_Direction:_
In the data that follows, count each line holding the string "this"; answer with the number only.

_Stored rows:_
▼▼▼
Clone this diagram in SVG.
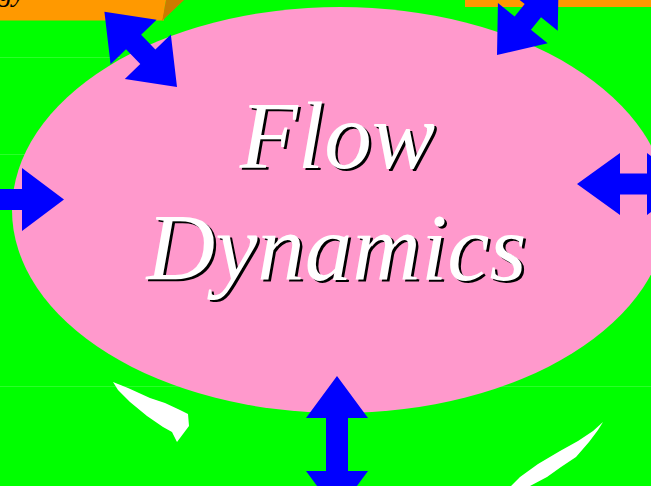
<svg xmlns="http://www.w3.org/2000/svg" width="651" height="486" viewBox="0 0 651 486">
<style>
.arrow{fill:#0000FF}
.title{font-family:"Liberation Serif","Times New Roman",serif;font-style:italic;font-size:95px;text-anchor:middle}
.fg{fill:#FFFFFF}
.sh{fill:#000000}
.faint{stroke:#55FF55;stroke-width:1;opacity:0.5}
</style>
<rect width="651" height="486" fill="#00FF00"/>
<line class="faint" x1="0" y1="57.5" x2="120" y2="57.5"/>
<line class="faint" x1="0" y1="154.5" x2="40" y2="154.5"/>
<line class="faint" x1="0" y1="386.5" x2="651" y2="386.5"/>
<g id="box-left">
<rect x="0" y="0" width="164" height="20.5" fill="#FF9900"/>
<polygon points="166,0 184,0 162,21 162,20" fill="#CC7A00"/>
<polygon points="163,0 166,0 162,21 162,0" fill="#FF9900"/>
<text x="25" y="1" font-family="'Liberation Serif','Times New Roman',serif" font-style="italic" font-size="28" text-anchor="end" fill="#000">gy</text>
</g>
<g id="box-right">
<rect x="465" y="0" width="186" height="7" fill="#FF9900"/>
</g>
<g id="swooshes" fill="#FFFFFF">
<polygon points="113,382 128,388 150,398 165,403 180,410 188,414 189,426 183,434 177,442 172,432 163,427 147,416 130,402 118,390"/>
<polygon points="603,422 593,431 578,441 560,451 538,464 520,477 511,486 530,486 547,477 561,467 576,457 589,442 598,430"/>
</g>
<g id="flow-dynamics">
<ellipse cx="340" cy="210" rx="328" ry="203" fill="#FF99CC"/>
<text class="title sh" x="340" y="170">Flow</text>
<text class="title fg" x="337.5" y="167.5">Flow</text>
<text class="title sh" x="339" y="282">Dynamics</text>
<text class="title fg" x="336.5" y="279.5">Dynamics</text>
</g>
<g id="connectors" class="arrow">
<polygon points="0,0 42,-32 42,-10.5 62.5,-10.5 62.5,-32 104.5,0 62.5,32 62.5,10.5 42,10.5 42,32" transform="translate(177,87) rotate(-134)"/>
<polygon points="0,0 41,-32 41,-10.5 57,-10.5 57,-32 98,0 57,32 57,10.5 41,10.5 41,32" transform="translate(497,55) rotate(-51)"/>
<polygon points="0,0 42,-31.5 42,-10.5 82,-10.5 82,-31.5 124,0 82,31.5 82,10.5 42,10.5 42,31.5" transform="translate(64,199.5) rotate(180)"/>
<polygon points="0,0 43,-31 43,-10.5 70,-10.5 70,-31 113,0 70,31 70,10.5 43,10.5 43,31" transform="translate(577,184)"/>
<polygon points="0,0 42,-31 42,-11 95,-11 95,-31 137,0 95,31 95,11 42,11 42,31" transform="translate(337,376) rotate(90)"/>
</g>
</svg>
▲▲▲
▼▼▼
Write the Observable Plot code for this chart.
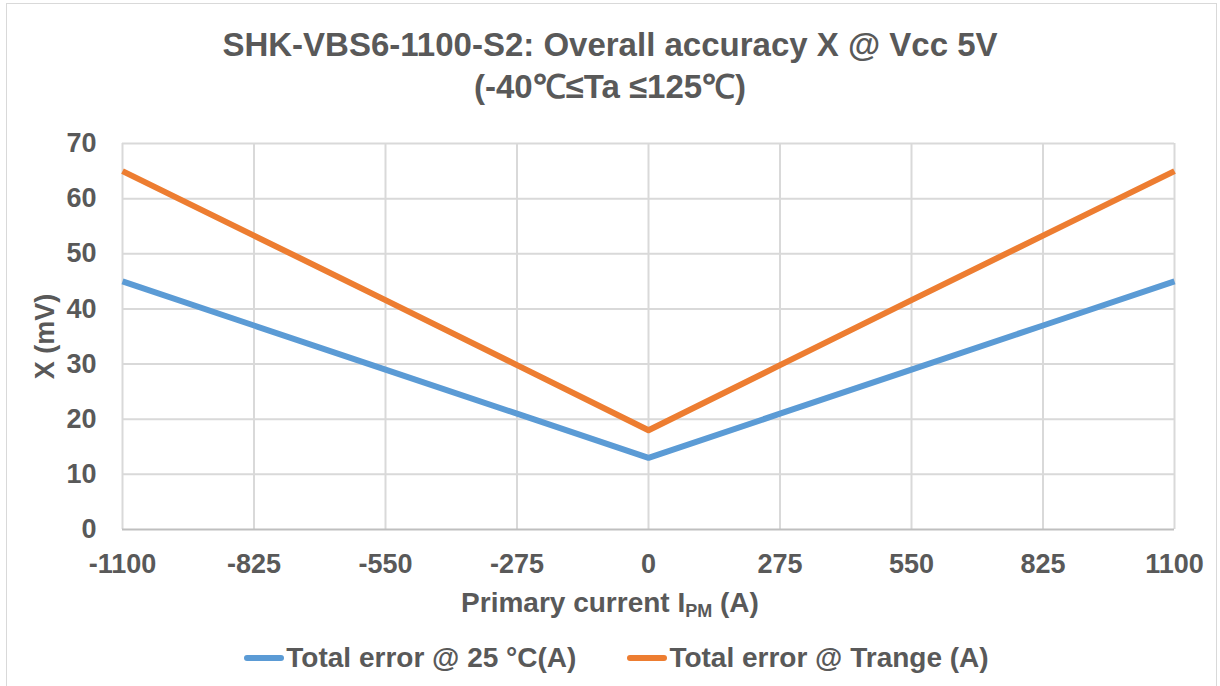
▲▲▲
_Response to the task:_
2